◆ GIVEN REQUEST: Return exactly, and only, the lines from the one holding "Reproduce this chart with matplotlib." through the one holding "plt.rcParams['font.weight'] = 'bold'", both included; the pictures stay out.

** start DATA PROVIDED **

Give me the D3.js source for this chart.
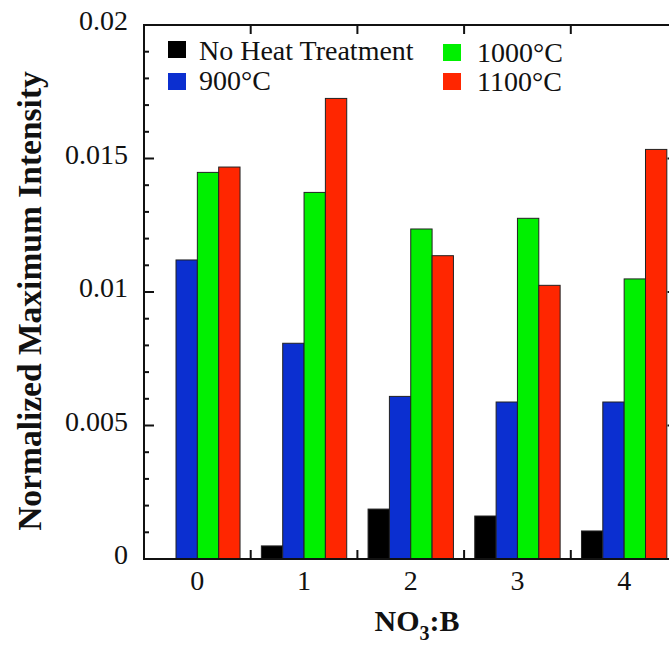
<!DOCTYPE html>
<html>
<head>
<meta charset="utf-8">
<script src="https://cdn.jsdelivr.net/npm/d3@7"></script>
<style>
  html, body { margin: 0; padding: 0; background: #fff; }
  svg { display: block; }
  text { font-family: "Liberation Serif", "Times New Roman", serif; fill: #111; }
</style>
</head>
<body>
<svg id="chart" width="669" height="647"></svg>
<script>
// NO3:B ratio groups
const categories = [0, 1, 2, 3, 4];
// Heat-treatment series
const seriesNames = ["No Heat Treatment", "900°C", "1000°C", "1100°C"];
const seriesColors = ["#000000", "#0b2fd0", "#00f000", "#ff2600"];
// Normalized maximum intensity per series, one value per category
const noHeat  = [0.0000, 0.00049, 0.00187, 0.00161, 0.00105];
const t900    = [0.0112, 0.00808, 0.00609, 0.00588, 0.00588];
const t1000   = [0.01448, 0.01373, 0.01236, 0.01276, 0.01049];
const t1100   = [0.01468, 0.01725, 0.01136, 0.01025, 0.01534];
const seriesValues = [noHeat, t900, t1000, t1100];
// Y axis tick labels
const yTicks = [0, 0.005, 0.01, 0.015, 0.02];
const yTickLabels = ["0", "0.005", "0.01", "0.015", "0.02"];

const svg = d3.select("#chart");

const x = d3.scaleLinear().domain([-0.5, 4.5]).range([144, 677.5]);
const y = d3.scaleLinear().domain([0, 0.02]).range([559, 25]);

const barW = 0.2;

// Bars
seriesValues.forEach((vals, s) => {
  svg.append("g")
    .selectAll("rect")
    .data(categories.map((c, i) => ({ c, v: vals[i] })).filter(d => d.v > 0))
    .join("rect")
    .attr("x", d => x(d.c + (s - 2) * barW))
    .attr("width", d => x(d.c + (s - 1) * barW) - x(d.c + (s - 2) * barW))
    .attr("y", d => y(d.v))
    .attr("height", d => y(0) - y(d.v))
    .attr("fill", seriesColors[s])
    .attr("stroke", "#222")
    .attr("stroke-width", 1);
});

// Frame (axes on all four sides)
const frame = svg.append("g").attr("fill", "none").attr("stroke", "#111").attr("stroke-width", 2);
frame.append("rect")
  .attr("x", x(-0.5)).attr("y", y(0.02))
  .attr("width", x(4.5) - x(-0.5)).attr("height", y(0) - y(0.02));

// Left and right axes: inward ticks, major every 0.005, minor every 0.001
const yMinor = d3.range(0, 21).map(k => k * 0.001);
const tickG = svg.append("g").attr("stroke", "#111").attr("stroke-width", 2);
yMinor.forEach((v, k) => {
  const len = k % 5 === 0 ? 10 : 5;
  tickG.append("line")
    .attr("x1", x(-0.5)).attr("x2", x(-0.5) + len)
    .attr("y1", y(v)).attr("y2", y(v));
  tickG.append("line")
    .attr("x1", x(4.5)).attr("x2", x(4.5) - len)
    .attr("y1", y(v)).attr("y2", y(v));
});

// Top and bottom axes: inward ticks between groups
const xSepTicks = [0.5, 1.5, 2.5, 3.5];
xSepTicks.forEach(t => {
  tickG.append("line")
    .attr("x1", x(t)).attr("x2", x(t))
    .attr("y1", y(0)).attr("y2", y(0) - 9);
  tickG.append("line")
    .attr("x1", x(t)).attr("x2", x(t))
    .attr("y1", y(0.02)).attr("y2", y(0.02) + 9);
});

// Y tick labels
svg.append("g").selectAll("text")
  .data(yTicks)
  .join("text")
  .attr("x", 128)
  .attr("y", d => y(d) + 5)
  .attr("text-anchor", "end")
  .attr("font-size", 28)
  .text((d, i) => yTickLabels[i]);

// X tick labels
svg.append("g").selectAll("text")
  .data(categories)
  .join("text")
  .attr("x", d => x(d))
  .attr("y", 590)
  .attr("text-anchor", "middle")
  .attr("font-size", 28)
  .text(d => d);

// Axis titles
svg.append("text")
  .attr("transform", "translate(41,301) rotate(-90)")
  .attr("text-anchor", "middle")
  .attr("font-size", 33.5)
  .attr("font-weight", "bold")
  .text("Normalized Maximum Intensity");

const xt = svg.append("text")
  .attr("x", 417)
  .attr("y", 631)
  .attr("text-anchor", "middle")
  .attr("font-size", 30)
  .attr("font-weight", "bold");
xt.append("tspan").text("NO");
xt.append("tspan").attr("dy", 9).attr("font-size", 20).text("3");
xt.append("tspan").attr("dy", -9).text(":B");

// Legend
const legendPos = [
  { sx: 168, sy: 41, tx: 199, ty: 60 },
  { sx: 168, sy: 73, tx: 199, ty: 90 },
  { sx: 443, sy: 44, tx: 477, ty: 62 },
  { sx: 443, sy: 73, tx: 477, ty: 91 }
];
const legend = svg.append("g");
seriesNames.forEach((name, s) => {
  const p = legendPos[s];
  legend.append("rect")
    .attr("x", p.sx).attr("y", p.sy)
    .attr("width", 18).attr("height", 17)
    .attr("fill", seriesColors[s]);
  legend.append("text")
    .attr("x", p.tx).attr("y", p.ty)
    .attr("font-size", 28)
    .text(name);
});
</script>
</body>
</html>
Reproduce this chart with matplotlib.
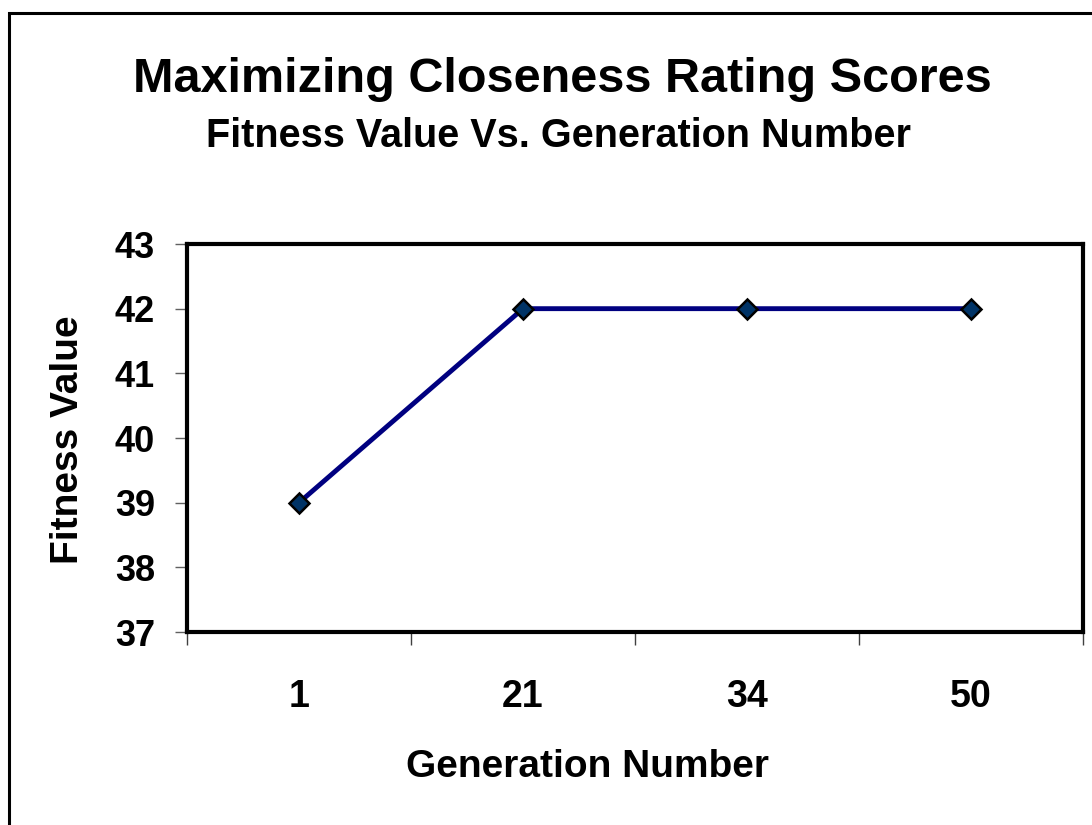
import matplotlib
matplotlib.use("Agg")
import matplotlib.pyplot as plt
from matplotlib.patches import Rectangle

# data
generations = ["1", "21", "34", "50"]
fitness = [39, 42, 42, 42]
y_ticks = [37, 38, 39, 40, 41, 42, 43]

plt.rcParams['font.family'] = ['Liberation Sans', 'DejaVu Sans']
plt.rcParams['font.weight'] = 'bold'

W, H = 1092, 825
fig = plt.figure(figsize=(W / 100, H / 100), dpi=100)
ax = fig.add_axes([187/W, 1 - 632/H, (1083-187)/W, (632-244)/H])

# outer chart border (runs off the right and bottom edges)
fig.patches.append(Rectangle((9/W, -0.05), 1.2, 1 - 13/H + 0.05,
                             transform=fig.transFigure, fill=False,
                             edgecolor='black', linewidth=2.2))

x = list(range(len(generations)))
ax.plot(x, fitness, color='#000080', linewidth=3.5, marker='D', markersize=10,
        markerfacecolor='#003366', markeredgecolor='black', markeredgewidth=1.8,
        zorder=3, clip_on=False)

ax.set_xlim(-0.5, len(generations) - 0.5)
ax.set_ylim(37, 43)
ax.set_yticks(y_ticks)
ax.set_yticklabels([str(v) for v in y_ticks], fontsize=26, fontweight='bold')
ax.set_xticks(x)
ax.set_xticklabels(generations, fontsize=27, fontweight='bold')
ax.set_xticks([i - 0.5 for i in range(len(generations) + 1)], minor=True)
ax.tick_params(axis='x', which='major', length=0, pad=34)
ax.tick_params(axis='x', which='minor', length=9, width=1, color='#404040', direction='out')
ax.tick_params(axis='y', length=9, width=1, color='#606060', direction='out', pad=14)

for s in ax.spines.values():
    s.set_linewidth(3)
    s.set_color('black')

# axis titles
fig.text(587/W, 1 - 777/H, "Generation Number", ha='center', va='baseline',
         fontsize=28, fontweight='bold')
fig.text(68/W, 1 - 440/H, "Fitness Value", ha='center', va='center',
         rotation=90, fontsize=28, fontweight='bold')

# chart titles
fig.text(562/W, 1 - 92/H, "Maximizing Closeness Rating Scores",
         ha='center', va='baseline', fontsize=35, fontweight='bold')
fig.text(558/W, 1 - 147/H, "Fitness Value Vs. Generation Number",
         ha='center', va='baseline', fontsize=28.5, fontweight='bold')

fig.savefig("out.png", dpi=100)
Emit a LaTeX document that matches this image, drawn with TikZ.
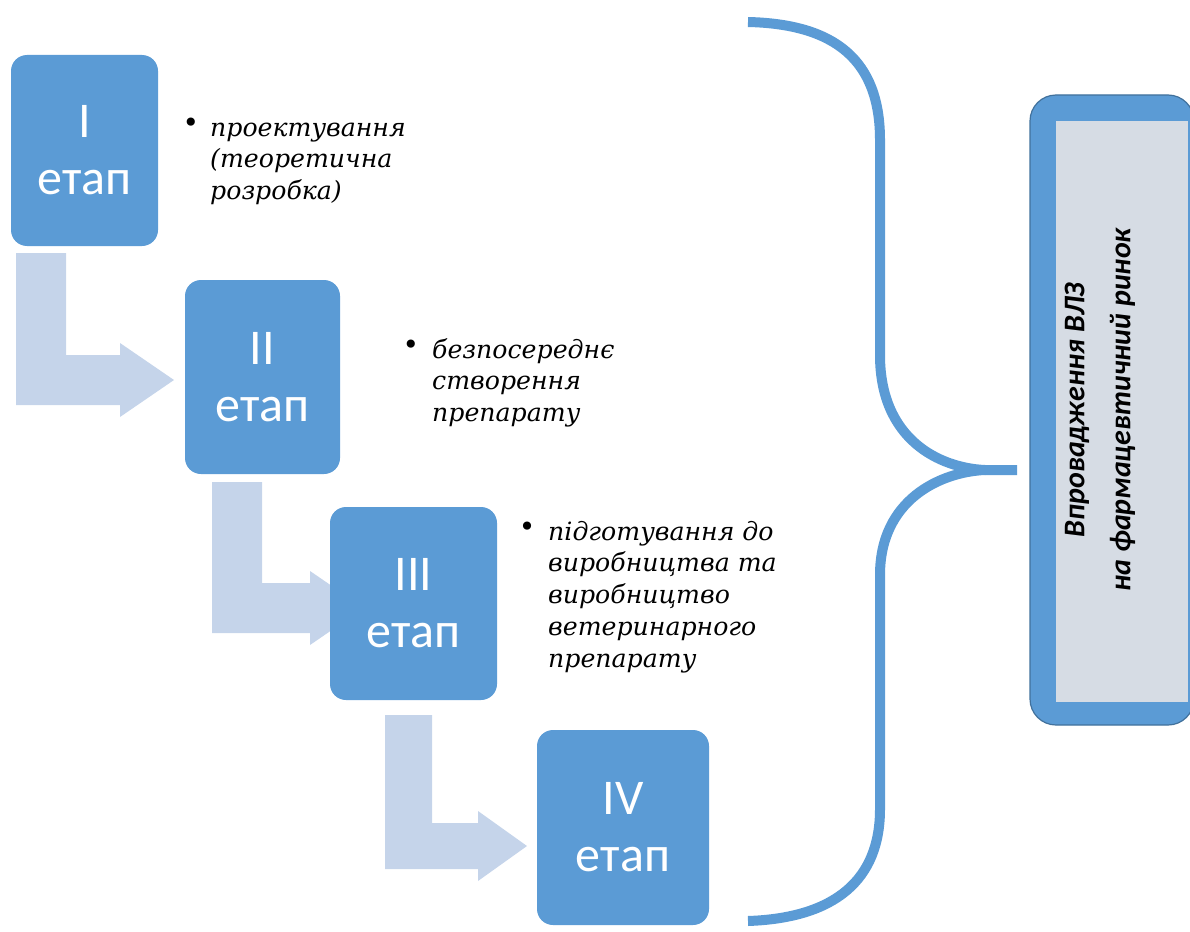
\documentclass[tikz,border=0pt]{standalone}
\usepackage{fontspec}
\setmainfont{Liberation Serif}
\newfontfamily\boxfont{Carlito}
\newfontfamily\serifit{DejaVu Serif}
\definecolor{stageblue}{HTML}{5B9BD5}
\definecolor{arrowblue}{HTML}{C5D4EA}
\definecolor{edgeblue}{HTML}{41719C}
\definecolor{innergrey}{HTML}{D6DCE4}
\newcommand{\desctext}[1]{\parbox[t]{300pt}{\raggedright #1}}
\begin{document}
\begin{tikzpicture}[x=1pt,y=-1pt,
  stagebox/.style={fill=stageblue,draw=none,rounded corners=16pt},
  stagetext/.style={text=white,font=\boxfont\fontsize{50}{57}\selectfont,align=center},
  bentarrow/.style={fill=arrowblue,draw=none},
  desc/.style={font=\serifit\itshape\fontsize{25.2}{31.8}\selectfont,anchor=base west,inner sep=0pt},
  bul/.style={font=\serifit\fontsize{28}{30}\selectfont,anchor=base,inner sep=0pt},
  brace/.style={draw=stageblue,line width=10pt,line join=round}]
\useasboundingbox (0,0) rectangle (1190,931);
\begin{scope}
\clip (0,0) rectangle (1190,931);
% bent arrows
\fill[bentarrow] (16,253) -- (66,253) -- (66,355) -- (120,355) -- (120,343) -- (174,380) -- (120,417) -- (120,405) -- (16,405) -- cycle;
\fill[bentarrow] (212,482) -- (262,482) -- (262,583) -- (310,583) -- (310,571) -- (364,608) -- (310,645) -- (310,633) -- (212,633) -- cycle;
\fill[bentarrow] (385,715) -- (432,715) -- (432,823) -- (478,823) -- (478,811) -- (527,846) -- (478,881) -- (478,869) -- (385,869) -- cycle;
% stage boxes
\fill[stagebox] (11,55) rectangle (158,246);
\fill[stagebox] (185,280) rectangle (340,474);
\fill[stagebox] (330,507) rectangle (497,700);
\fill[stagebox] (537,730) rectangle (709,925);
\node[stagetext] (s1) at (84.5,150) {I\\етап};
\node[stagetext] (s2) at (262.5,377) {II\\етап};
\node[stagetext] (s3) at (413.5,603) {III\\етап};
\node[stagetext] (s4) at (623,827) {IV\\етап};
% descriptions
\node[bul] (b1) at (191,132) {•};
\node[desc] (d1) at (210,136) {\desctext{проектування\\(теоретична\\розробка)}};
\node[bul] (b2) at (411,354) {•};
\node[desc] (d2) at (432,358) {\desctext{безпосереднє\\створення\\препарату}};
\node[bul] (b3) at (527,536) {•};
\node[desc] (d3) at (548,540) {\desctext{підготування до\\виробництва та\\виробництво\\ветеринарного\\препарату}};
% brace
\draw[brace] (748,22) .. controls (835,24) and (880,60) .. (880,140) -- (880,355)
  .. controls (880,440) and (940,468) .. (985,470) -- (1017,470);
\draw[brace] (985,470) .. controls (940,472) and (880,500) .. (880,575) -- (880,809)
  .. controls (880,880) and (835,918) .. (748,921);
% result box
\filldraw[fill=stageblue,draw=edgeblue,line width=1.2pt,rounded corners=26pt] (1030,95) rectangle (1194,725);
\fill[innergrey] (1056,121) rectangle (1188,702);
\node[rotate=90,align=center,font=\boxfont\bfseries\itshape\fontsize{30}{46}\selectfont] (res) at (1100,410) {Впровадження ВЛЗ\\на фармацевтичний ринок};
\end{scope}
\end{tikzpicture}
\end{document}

** end DATA PROVIDED **

◆ EXERCISE RESPONSE:
Reproduce this chart with matplotlib.
import matplotlib
matplotlib.use("Agg")
import matplotlib.pyplot as plt
from matplotlib.patches import Rectangle

# data
generations = ["1", "21", "34", "50"]
fitness = [39, 42, 42, 42]
y_ticks = [37, 38, 39, 40, 41, 42, 43]

plt.rcParams['font.family'] = ['Liberation Sans', 'DejaVu Sans']
plt.rcParams['font.weight'] = 'bold'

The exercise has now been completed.